T-cell therapies show incredible promise as treatments for previously intractable relapsed and refractory hematologic cancers. Unfortunately, the incredible efficacy of these therapies has been accompanied by life- threatening side effects caused by overactivation of the immune system, including cytokine release syndrome and neurotoxicity. In some clinical trials, these side effects have resulted in patient deaths. For T-cell therapies to reach their full potential and be applied to a wide range of targets and types of cancer, it will be critical to improve their safety profiles. One method to improve safety is to incorporate molecular switches into T-cell therapies that would allow for precise control over the timing and magnitude of T-cell activity. Chemically induced dimerizers (CIDs) have proven to be powerful tools for controlling cellular signaling pathways and, in turn, biological activity. Unfortunately, classical CID systems have some molecular properties that make them undesirable candidates for switches in human T-cell therapies. Soteria Biotherapeutics seeks to overcome these limitations using antibody-based chemically induced dimerizers (AbCIDs), a new type of molecular switch that was specifically designed for use in human cell therapies. By integrating an AbCID-based molecular switch, the activity of a T-cell therapy will be controllable by a physician through administration of a small molecule drug. This will allow the physician to increase T-cell activity when more efficacy is needed and reduce activity when side effects become apparent. In this SBIR Phase I project, we propose to optimize our chemically regulated AbCID safety switch design and implement it in an improved T-cell therapy for B-cell malignancies.

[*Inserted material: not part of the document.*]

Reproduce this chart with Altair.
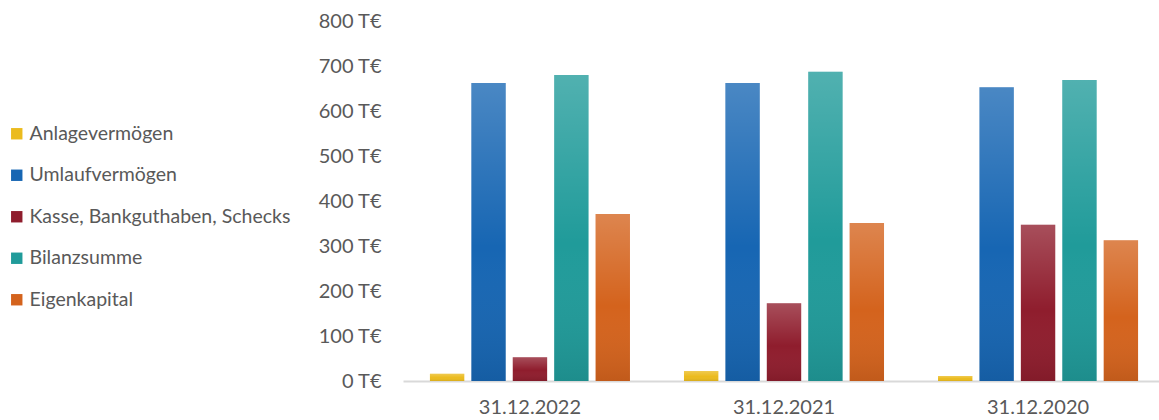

Specific aims will focus on optimization of AbCID expression in a mammalian-cell expression system, evaluation of chemically regulated T-cell activation and cytotoxicity with in vitro primary cell models, and quantification of the in vivo pharmacokinetic properties of the lead AbCID T-cell therapy in mice. Completion of these research aims will directly increase the commercial viability of our lead AbCID-based T-cell therapy product and will lay the groundwork for in vivo efficacy experiments in mouse models in a Phase II project. The successful commercial development of an AbCID-based T-cell therapy will introduce a novel therapeutic option for the treatment of B- cell malignancies and will improve outcomes for patients.
The promising field of T-cell based cancer therapies is hindered by safety concerns, including patient deaths in clinical trials. The project described in this proposal involves the development of safer and more efficacious T- cell therapies by using novel small-molecule-gated biological switches to control T-cell activation. Successful completion of this project will advance the development of new T-cell therapies for the treatment of human cancers which will ultimately improve outcomes for patients with B-cell malignancies.